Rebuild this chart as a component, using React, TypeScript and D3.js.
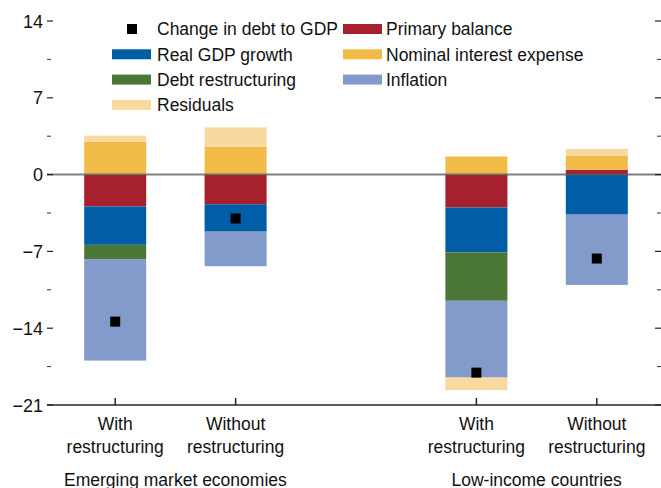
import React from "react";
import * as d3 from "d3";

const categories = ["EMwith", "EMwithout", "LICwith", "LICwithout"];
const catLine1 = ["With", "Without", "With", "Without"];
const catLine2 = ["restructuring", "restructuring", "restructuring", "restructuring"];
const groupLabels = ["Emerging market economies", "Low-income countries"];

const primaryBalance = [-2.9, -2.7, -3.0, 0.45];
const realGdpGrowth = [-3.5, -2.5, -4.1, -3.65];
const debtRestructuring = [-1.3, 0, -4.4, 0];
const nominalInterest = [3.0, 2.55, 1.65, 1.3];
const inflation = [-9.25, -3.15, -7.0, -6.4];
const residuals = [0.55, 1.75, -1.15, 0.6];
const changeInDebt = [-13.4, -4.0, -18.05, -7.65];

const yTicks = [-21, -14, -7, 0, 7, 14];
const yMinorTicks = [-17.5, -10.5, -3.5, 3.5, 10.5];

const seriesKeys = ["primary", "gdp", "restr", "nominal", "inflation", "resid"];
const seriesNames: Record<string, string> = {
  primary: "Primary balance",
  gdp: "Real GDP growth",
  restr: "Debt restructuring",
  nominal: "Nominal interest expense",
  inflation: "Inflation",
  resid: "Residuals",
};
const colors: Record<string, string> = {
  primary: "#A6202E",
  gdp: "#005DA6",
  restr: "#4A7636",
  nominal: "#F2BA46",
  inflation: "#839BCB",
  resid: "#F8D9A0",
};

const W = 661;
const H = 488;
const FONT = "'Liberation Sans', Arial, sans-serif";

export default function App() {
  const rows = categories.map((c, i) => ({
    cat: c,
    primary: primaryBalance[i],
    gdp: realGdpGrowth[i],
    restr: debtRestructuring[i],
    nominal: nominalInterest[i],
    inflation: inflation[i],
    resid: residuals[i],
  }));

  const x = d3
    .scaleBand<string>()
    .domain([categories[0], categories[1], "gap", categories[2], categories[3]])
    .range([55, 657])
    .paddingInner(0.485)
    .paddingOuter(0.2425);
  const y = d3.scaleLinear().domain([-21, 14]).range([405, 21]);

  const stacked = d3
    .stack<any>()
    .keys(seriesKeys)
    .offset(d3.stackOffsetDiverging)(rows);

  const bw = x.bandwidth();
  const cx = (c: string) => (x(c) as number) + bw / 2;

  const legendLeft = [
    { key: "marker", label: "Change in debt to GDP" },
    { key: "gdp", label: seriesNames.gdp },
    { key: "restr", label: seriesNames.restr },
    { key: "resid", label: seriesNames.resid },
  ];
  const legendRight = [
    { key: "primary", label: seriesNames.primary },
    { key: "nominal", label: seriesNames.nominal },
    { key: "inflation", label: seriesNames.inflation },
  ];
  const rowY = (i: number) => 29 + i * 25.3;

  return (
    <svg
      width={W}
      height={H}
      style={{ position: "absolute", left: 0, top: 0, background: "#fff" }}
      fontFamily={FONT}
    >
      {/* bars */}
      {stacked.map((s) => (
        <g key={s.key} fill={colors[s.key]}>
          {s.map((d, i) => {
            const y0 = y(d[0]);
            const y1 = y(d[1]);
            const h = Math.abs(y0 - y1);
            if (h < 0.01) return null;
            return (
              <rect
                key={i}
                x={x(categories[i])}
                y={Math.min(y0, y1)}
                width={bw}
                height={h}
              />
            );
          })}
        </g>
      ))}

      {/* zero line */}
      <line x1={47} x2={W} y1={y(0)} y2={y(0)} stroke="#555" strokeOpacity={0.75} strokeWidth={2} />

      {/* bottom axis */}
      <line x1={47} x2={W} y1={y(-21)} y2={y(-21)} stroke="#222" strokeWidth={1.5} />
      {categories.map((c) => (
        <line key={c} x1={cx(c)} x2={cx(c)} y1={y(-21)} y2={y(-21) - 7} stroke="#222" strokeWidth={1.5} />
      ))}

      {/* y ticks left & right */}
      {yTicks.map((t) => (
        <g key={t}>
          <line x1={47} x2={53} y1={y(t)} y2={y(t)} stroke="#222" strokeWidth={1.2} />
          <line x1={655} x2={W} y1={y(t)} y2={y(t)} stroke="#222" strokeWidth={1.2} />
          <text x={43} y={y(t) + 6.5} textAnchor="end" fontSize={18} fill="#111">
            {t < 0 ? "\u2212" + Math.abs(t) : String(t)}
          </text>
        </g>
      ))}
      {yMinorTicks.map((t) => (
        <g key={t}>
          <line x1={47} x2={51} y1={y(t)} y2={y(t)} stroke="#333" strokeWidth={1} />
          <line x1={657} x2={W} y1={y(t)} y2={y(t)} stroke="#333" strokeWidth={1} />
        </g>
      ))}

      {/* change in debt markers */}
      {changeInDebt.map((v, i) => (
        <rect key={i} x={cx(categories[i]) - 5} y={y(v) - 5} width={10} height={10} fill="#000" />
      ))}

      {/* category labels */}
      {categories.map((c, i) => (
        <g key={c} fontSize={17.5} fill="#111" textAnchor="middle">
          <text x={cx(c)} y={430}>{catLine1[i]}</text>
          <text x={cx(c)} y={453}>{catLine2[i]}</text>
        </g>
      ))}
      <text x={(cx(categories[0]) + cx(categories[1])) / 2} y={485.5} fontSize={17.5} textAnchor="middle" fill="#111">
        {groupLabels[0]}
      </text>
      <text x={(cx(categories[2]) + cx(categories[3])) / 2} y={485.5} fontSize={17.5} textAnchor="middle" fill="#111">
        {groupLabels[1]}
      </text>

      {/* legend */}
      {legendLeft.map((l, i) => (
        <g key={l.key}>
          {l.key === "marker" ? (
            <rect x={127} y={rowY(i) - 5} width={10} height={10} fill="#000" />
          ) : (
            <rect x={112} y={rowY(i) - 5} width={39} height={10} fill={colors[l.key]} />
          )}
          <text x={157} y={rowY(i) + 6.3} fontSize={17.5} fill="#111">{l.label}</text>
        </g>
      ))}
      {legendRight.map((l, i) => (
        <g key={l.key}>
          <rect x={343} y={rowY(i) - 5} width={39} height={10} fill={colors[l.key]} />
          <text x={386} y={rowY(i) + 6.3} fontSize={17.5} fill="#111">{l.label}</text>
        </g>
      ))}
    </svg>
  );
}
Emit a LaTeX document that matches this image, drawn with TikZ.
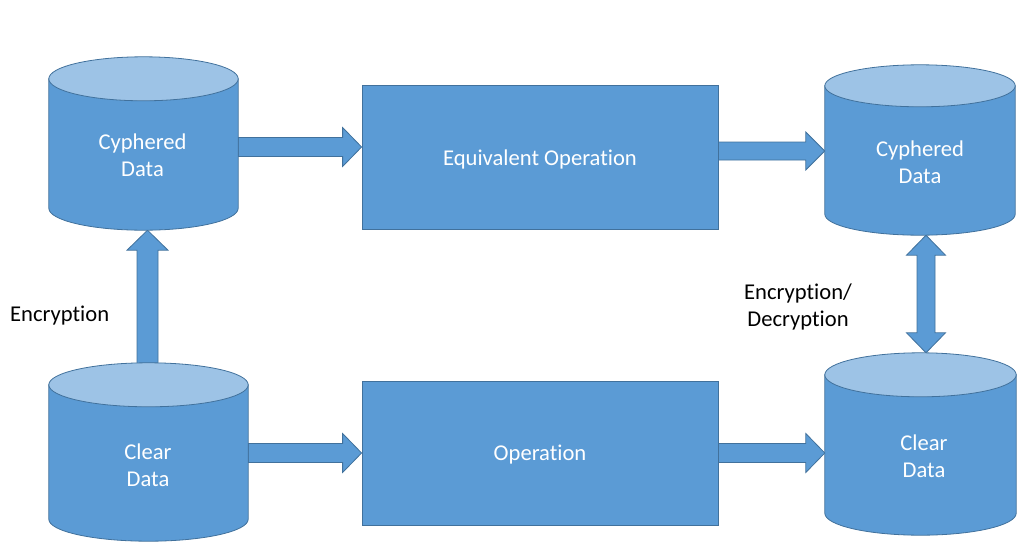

- - - -

§ **Given request**:
All lines from the start of the entries through the one with "const cx = (c: string)" are to be output exactly; omit the pictures.

§ **Solved problem**:
Rebuild this chart as a component, using React, TypeScript and D3.js.
import React from "react";
import * as d3 from "d3";

const categories = ["EMwith", "EMwithout", "LICwith", "LICwithout"];
const catLine1 = ["With", "Without", "With", "Without"];
const catLine2 = ["restructuring", "restructuring", "restructuring", "restructuring"];
const groupLabels = ["Emerging market economies", "Low-income countries"];

const primaryBalance = [-2.9, -2.7, -3.0, 0.45];
const realGdpGrowth = [-3.5, -2.5, -4.1, -3.65];
const debtRestructuring = [-1.3, 0, -4.4, 0];
const nominalInterest = [3.0, 2.55, 1.65, 1.3];
const inflation = [-9.25, -3.15, -7.0, -6.4];
const residuals = [0.55, 1.75, -1.15, 0.6];
const changeInDebt = [-13.4, -4.0, -18.05, -7.65];

const yTicks = [-21, -14, -7, 0, 7, 14];
const yMinorTicks = [-17.5, -10.5, -3.5, 3.5, 10.5];

const seriesKeys = ["primary", "gdp", "restr", "nominal", "inflation", "resid"];
const seriesNames: Record<string, string> = {
  primary: "Primary balance",
  gdp: "Real GDP growth",
  restr: "Debt restructuring",
  nominal: "Nominal interest expense",
  inflation: "Inflation",
  resid: "Residuals",
};
const colors: Record<string, string> = {
  primary: "#A6202E",
  gdp: "#005DA6",
  restr: "#4A7636",
  nominal: "#F2BA46",
  inflation: "#839BCB",
  resid: "#F8D9A0",
};

const W = 661;
const H = 488;
const FONT = "'Liberation Sans', Arial, sans-serif";

export default function App() {
  const rows = categories.map((c, i) => ({
    cat: c,
    primary: primaryBalance[i],
    gdp: realGdpGrowth[i],
    restr: debtRestructuring[i],
    nominal: nominalInterest[i],
    inflation: inflation[i],
    resid: residuals[i],
  }));

  const x = d3
    .scaleBand<string>()
    .domain([categories[0], categories[1], "gap", categories[2], categories[3]])
    .range([55, 657])
    .paddingInner(0.485)
    .paddingOuter(0.2425);
  const y = d3.scaleLinear().domain([-21, 14]).range([405, 21]);

  const stacked = d3
    .stack<any>()
    .keys(seriesKeys)
    .offset(d3.stackOffsetDiverging)(rows);

  const bw = x.bandwidth();
  const cx = (c: string) => (x(c) as number) + bw / 2;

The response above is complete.